Exercise 4.3: Scatterplots

Graph are very useful tools for studying the relationship between attitude change and context variables in greater detail. Scatter plots, for example, are very effective in detecting outlying countries that might have distorted the correlational analysis. Since our aggregate analyses are performed on a very small number of observations only (17 countries), there is a considerable risk that this is the case.

Drawing scatter plots

Click ‘Graphs’ in the main horizontal tool bar, and then ‘Chart Builder’.

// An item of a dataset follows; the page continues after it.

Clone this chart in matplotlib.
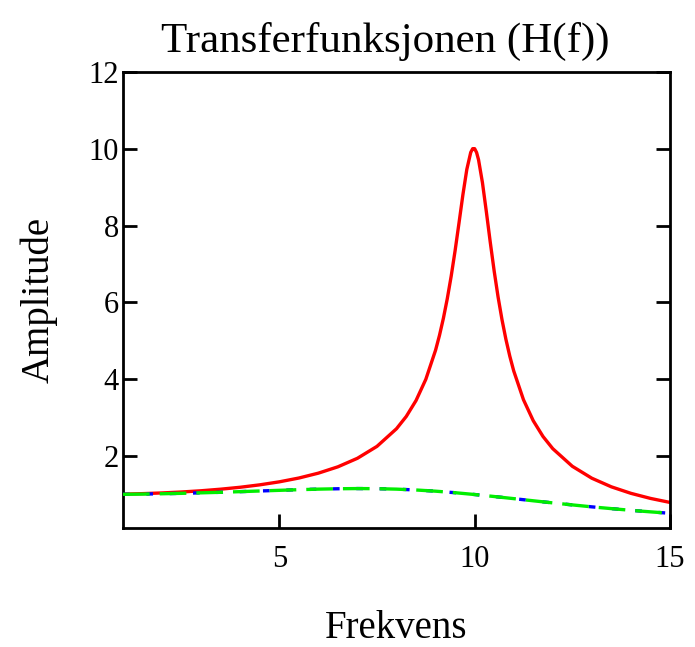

The Chart Builder wizard pops up. We start by drawing a scatter plot with FLOWCAP on the X-axis and REJECT_CHANGE on the Y-axis. First, define FLOWCAP as a scale variable (now it is still defined as a nominal variable). To do this, right-click the variable name FLOWCAP and select ‘scale’ instead of ‘nominal’.

We continue by defining the graph type. In the lower pane of the gallery, select ‘scatter/dot’. Drag the first icon into the upper pane of the chart builder. Now you can select the variables to be displayed by dragging the variable names (in the upper left corner) into the graph. Drag REJECT_CHANGE to the box next to the Y-axis, and FLOWCAP to the X-axis.

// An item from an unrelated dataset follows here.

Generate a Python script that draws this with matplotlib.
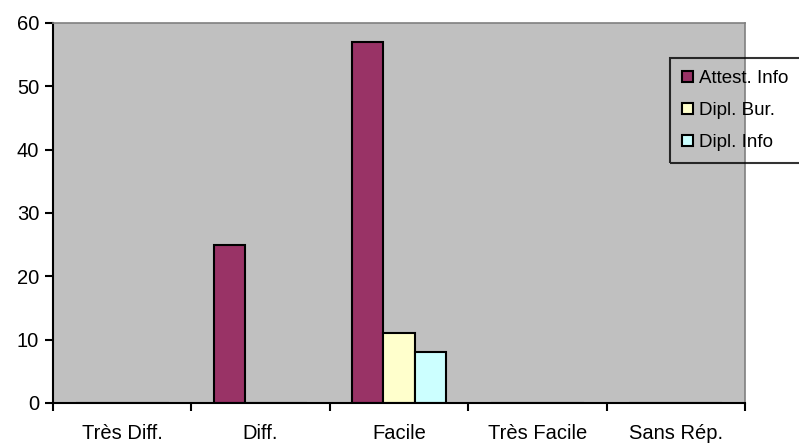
import matplotlib
matplotlib.use("Agg")
import matplotlib.pyplot as plt
import numpy as np
from matplotlib.ticker import FixedLocator, NullFormatter

categories = ["Très Diff.", "Diff.", "Facile", "Très Facile", "Sans Rép."]
series_names = ["Attest. Info", "Dipl. Bur.", "Dipl. Info"]
attest_info = [0, 25, 57, 0, 0]
dipl_bur = [0, 0, 11, 0, 0]
dipl_info = [0, 0, 8, 0, 0]
colors = ["#993366", "#FFFFCC", "#CCFFFF"]

plt.rcParams["font.family"] = ["Liberation Sans", "DejaVu Sans"]

fig = plt.figure(figsize=(7.99, 4.43), dpi=100)
ax = fig.add_axes([53 / 799, 40 / 443, 692 / 799, 380 / 443])
ax.set_facecolor("#C0C0C0")

x = np.arange(len(categories))
width = 0.224
for i, (vals, name, col) in enumerate(zip([attest_info, dipl_bur, dipl_info], series_names, colors)):
    ax.bar(x + (i - 1) * width, vals, width=width, color=col, edgecolor="black",
           linewidth=1.5, label=name)

ax.set_xlim(-0.5, len(categories) - 0.5)
ax.set_ylim(0, 60)
ax.set_yticks(range(0, 61, 10))
ax.set_xticks(x)
ax.set_xticklabels(categories)
ax.xaxis.set_minor_locator(FixedLocator(np.arange(-0.5, len(categories), 1)))
ax.xaxis.set_minor_formatter(NullFormatter())
ax.tick_params(axis="x", which="major", length=0, pad=15, labelsize=14.5)
ax.tick_params(axis="x", which="minor", length=6, width=1.5, direction="out")
ax.tick_params(axis="y", length=6, width=1.5, direction="out", labelsize=14.5, pad=4)

for s in ["left", "bottom"]:
    ax.spines[s].set_color("black")
    ax.spines[s].set_linewidth(1.5)
ax.spines["top"].set_color("#808080")
ax.spines["right"].set_color("#808080")
ax.spines["top"].set_linewidth(1.2)
ax.spines["right"].set_linewidth(1.2)

leg = fig.legend(loc="upper left", bbox_to_anchor=(670 / 799, 1 - 58 / 443),
                 frameon=True, fancybox=False, fontsize=13.5, handlelength=0.55,
                 handleheight=0.55, handletextpad=0.35, borderaxespad=0,
                 borderpad=0.65, labelspacing=0.8)
leg.get_frame().set_facecolor("none")
leg.get_frame().set_edgecolor("black")
leg.get_frame().set_linewidth(1.5)

fig.savefig("out.png", dpi=100)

The scatter plot becomes even more informative if we put the country abbreviations next to the dots. Click the ‘Groups/Point ID’ tab in the lower pane of the Chart Builder. Select the box ‘Point ID Label’. Now, an additional box appears in the upper pane (namely Point ID). Drag the variable ‘Country’ into this box.

Click OK. Repeat these steps in order to obtain plots with GDP_GROWTH and UNEMP_CHANGE on the X-axis.

SPSS Output

Figure 4.3. Scatter 1

Figure 4.3. Scatter 2

Figure 4.3. Scatter 3


What do you conclude on the basis of these scatter plots?


The graphs indicate that, for the relationship with at least two of the context variables, the correlational analysis is distorted by a clear outlier, namely Poland. In Poland, we witnessed a marked decrease in anti-immigration attitudes. At the same time, Poland has known high levels of immigration and a remarkable decline in the unemployment rate. As a result of this very particular combination, the correlations between REJECT_CHANGE, on the one hand, and FLOWCAP and UNEMP_CHANGE on the other, are misleading. If Poland were omitted from the analysis, we might find near-zero correlations, or even correlations with the opposite sign. The relationship between REJECT_CHANGE and GDP_GROWTH seems somewhat more stable. These findings further weaken the already shaky evidence for the role of group conflict in attitude change. At the same time, they illustrate the risk of conducting analyses on a small number of observations, and show the usefulness of scatter plots to detect outliers.